* **WRITTEN REQUEST**
From the entries that follow, gather each line holding the word "chart".

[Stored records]
- - -
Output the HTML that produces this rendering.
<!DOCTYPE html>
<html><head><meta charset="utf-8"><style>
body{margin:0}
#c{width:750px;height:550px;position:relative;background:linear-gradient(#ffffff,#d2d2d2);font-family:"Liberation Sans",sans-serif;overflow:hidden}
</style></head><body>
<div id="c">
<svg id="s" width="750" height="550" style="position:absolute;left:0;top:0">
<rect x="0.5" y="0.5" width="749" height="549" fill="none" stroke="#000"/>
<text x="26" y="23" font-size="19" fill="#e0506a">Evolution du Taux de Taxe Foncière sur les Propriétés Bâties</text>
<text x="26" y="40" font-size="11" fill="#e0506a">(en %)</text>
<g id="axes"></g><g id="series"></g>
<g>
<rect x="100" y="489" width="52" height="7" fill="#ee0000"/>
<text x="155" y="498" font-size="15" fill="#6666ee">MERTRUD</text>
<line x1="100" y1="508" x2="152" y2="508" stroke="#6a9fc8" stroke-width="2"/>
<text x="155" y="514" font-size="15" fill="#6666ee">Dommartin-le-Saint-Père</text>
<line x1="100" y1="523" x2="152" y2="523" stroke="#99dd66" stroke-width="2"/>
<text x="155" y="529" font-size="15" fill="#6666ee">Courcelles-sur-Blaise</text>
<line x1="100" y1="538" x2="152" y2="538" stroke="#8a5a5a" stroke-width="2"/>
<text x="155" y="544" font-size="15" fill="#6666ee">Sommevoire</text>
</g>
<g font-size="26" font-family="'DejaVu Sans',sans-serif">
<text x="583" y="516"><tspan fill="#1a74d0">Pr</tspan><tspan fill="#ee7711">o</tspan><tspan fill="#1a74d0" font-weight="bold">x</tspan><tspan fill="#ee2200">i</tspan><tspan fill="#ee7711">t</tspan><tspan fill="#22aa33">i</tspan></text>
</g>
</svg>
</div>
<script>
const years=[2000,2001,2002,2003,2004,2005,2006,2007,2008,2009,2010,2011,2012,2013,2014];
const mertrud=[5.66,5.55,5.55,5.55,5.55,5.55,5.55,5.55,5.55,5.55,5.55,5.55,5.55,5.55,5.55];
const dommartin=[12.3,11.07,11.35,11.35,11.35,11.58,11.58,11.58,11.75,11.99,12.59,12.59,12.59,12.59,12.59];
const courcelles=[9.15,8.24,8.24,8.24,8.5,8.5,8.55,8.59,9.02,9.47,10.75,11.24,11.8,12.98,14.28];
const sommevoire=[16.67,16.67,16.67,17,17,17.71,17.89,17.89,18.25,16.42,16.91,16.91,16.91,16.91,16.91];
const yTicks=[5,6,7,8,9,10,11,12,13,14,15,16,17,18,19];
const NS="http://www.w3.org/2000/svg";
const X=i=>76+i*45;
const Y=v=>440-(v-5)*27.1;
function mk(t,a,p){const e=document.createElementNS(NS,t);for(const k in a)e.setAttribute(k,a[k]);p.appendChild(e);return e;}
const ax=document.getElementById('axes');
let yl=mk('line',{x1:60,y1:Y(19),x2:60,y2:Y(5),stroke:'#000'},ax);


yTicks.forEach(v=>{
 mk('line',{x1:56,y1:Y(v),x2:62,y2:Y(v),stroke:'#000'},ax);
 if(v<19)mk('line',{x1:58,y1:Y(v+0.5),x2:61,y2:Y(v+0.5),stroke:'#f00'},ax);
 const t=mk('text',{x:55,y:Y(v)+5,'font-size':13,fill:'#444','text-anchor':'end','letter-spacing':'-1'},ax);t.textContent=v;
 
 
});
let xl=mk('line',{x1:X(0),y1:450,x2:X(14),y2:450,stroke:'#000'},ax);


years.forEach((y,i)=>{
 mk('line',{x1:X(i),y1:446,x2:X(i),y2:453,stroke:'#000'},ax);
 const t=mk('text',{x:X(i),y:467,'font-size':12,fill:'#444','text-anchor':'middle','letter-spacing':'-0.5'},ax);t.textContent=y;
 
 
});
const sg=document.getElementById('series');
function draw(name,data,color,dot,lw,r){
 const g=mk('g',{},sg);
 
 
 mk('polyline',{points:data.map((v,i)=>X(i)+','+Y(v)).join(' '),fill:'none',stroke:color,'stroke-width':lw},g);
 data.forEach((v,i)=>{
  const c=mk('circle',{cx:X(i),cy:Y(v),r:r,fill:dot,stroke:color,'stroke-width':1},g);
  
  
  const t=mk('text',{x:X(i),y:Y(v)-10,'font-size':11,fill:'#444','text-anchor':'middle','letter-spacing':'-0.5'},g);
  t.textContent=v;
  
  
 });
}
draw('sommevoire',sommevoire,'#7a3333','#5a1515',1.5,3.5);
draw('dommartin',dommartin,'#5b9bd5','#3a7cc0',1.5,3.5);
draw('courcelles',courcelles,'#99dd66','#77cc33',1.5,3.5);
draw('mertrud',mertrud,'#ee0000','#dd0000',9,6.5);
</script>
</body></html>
- - -
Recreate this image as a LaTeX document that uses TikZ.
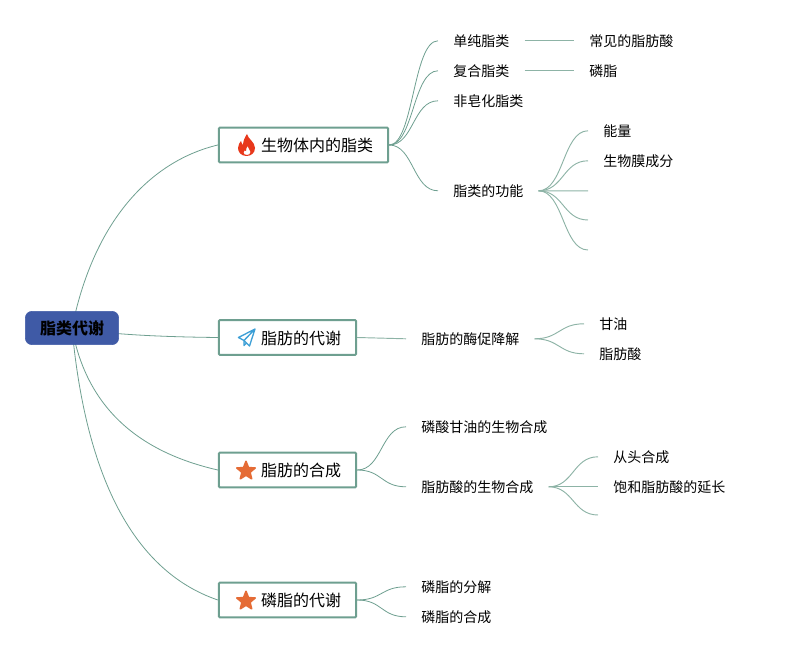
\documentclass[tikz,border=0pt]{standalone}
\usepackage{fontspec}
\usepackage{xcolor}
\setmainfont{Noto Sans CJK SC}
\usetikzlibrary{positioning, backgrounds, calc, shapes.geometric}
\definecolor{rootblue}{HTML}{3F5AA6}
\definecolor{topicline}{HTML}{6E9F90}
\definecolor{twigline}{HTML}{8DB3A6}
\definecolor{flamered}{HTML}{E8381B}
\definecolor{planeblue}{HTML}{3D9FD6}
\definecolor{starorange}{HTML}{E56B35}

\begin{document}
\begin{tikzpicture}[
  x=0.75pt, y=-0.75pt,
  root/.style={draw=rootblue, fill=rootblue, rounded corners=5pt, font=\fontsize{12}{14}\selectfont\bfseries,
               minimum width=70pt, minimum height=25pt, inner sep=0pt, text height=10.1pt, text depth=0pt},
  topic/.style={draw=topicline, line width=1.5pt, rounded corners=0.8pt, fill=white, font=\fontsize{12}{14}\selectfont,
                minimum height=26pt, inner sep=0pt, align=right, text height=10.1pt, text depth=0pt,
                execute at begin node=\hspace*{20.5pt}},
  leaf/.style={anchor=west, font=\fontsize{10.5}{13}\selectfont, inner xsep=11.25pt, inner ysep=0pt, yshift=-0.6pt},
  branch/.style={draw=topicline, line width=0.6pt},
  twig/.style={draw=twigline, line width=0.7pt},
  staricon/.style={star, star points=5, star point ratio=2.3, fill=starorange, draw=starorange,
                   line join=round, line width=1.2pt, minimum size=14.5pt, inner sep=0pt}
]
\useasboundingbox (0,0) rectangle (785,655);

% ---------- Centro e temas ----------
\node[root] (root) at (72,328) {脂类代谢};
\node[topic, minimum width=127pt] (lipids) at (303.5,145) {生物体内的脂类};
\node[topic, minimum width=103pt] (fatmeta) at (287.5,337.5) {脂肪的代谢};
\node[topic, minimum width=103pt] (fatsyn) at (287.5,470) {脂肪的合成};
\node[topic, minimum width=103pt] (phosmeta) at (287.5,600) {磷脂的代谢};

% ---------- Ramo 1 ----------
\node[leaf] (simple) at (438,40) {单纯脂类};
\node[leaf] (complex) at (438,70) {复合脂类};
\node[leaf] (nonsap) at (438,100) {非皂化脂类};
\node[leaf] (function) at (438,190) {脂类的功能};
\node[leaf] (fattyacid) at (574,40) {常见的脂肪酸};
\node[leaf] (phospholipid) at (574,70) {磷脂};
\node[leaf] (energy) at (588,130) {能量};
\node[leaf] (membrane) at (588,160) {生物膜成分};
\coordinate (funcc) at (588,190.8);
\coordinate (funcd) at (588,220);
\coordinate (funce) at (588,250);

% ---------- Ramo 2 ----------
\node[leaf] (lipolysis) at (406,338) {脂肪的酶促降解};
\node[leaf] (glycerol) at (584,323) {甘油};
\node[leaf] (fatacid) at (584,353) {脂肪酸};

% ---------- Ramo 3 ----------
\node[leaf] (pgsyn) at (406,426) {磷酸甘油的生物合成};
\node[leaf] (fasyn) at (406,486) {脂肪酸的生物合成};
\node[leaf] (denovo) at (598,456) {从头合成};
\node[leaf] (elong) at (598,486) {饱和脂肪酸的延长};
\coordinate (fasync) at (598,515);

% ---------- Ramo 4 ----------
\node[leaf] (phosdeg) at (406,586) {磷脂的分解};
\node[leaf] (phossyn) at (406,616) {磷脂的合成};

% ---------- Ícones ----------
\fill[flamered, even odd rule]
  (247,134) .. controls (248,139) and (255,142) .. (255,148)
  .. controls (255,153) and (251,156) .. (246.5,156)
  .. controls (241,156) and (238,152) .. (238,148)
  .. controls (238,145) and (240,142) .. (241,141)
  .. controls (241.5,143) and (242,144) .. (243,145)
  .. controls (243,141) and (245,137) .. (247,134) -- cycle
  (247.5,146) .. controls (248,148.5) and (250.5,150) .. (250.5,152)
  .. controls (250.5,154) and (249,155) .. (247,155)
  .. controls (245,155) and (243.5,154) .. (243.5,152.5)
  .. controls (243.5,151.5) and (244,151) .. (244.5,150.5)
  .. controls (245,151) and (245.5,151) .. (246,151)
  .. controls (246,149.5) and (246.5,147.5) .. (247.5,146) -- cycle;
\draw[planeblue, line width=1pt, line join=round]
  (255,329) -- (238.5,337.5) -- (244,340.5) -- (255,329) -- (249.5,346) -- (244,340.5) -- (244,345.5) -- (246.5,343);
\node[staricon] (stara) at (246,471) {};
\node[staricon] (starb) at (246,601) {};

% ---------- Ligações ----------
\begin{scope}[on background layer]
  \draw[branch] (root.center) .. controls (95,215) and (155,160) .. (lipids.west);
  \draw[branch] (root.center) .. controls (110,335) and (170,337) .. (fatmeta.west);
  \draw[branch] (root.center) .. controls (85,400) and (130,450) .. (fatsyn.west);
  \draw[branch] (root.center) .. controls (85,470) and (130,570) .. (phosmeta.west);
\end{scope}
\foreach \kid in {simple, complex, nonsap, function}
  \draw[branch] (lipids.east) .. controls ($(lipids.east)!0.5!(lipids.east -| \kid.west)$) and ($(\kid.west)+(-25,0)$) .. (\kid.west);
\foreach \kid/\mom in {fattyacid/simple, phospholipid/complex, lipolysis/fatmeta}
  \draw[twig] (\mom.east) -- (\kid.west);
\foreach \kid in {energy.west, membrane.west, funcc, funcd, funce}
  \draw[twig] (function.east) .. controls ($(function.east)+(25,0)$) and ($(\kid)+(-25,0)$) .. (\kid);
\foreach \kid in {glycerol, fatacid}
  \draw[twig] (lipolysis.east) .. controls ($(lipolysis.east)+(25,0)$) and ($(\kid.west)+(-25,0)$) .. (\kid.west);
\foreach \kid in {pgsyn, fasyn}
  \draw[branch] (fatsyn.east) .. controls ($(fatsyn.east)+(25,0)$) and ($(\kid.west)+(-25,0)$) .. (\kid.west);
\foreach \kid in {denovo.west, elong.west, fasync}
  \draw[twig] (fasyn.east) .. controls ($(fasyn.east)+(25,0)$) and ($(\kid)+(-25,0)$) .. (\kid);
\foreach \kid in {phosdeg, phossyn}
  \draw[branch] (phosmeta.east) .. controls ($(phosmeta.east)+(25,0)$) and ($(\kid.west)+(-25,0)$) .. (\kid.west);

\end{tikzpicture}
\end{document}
- - -
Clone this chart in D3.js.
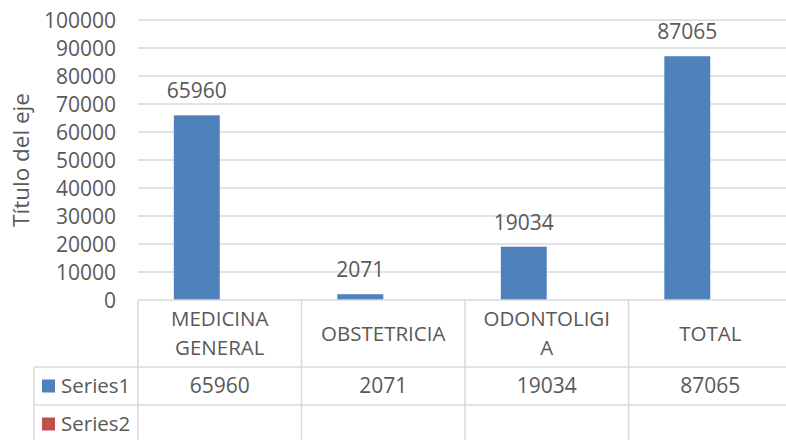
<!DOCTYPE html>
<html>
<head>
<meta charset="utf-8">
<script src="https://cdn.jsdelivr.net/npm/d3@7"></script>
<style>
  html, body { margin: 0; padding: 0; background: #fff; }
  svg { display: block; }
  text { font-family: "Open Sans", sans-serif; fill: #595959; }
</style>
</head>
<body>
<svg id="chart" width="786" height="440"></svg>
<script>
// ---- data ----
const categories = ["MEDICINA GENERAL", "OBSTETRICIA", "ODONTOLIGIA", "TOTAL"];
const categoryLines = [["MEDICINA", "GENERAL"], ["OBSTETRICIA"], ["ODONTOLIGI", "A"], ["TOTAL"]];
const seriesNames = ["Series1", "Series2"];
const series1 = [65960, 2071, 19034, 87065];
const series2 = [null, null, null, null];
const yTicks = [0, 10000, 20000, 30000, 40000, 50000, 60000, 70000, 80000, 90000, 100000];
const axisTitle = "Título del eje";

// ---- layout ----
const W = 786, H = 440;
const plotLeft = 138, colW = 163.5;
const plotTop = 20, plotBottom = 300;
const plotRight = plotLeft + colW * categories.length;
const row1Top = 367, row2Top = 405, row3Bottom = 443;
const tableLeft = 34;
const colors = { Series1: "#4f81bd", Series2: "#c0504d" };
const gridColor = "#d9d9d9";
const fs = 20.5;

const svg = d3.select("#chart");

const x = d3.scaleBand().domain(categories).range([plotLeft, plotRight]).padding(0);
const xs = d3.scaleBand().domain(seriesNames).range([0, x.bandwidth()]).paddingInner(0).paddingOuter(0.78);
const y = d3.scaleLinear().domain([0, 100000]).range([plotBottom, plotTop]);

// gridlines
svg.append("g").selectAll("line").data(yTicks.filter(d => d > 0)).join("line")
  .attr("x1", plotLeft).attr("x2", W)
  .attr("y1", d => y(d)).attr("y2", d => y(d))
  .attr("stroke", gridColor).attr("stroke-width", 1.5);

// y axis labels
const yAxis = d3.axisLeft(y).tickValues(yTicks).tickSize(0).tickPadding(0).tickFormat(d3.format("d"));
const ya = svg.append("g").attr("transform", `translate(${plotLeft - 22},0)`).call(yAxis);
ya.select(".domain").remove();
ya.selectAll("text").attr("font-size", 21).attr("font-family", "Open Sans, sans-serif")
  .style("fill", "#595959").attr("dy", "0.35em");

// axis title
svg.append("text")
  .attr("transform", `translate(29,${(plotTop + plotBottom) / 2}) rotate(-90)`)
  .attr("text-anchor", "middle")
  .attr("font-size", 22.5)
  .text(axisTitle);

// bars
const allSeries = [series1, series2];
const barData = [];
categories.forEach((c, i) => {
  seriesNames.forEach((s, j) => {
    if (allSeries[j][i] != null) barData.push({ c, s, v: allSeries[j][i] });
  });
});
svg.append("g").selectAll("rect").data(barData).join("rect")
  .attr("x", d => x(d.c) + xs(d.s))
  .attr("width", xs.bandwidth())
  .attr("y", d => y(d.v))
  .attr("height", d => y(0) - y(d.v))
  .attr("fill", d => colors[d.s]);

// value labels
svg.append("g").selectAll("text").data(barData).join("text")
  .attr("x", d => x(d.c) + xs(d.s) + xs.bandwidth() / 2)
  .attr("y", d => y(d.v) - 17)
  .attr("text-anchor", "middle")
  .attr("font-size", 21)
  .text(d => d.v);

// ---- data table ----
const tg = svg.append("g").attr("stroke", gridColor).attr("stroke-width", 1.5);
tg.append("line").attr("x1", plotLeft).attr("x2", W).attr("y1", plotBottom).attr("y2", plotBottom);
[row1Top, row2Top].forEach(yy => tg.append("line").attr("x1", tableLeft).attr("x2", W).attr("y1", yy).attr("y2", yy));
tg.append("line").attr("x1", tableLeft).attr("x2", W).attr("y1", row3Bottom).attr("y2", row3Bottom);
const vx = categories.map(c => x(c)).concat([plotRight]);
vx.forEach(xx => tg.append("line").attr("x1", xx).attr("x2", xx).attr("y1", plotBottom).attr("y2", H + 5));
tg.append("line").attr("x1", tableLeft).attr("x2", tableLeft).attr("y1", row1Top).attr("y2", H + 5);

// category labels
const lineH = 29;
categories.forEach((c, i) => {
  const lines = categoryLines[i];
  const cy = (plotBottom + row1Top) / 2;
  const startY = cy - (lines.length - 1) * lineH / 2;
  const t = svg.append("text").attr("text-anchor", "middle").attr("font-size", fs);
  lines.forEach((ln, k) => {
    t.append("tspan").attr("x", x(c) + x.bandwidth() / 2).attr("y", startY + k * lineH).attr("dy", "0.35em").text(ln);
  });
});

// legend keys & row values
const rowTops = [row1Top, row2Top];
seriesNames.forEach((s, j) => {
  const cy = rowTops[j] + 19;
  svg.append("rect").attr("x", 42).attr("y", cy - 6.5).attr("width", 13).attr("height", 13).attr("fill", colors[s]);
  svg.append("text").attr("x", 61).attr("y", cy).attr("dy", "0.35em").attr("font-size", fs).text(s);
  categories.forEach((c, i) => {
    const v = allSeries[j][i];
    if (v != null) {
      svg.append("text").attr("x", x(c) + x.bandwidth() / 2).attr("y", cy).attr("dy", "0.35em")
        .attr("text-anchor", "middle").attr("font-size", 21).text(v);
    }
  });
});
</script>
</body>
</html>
- - -
* **CORRECT OUTPUT**
Clone this chart in D3.js.
<svg id="chart" width="786" height="440"></svg>
const svg = d3.select("#chart");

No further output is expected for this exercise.